### ENTRIES PROVIDED
━━━━━━━━━━

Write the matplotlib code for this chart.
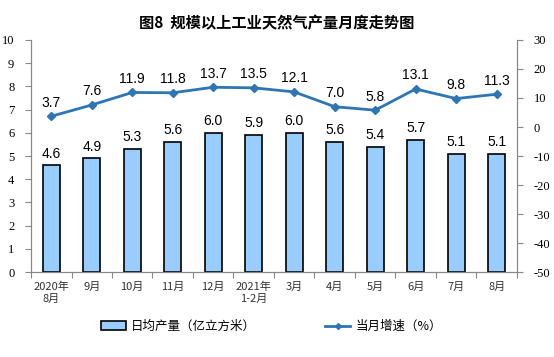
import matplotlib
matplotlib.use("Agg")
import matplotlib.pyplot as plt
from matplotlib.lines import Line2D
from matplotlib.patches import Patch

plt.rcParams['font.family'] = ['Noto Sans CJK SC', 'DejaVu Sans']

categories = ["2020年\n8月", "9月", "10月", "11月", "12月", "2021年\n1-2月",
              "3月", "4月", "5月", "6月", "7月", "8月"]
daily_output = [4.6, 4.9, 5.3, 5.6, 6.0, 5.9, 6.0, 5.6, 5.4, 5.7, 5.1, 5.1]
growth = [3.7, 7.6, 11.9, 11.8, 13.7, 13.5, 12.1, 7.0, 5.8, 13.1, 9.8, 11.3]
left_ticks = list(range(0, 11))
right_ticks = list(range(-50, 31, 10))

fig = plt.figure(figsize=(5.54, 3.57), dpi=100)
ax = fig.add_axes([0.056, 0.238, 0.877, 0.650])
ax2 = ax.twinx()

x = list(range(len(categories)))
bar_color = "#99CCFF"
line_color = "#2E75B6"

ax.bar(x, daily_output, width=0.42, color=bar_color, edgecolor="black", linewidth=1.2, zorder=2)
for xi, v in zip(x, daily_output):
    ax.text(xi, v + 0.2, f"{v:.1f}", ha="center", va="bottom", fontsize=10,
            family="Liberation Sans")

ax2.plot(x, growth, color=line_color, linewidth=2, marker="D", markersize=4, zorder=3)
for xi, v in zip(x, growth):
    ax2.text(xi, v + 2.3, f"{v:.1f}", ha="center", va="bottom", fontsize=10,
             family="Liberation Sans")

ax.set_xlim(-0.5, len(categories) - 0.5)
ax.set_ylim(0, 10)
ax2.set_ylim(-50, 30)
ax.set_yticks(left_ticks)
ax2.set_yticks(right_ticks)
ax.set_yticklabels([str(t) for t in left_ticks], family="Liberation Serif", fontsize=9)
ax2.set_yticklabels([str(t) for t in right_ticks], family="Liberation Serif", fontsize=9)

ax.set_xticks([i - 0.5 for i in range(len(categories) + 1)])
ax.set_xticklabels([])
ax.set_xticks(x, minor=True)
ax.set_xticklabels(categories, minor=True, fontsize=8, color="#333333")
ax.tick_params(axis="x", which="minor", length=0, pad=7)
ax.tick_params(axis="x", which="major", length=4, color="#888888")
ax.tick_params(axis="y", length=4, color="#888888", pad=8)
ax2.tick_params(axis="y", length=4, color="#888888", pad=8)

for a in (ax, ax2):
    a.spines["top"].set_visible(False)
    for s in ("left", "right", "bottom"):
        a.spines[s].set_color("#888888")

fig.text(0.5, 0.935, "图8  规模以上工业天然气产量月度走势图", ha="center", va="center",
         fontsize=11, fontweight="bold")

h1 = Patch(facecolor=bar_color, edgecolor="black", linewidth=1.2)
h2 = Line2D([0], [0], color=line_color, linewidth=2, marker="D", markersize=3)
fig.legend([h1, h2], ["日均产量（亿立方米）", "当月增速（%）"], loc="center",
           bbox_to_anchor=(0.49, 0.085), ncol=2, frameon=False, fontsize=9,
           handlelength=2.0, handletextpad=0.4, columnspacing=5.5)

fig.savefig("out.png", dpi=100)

━━━━━━━━━━

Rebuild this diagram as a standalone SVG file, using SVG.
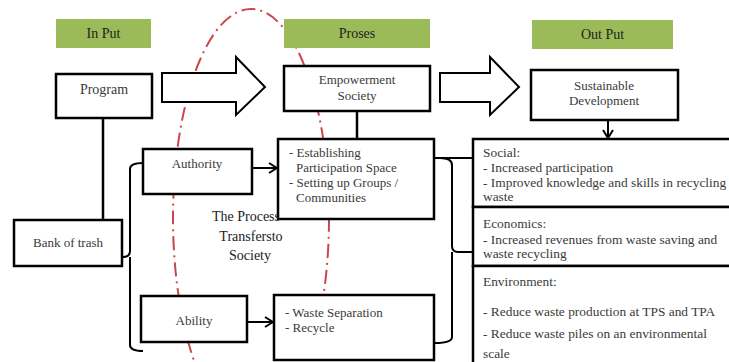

━━━━━━━━━━

### WORK INSTRUCTIONS
Copy the part that starts at the line with "Write the matplotlib code for this chart." and finishes at the line with "plt.rcParams['font.family'] = ['Noto", both included, and nothing more. Pictures are left out.

### FINAL ANSWER
Write the matplotlib code for this chart.
import matplotlib
matplotlib.use("Agg")
import matplotlib.pyplot as plt
from matplotlib.lines import Line2D
from matplotlib.patches import Patch

plt.rcParams['font.family'] = ['Noto Sans CJK SC', 'DejaVu Sans']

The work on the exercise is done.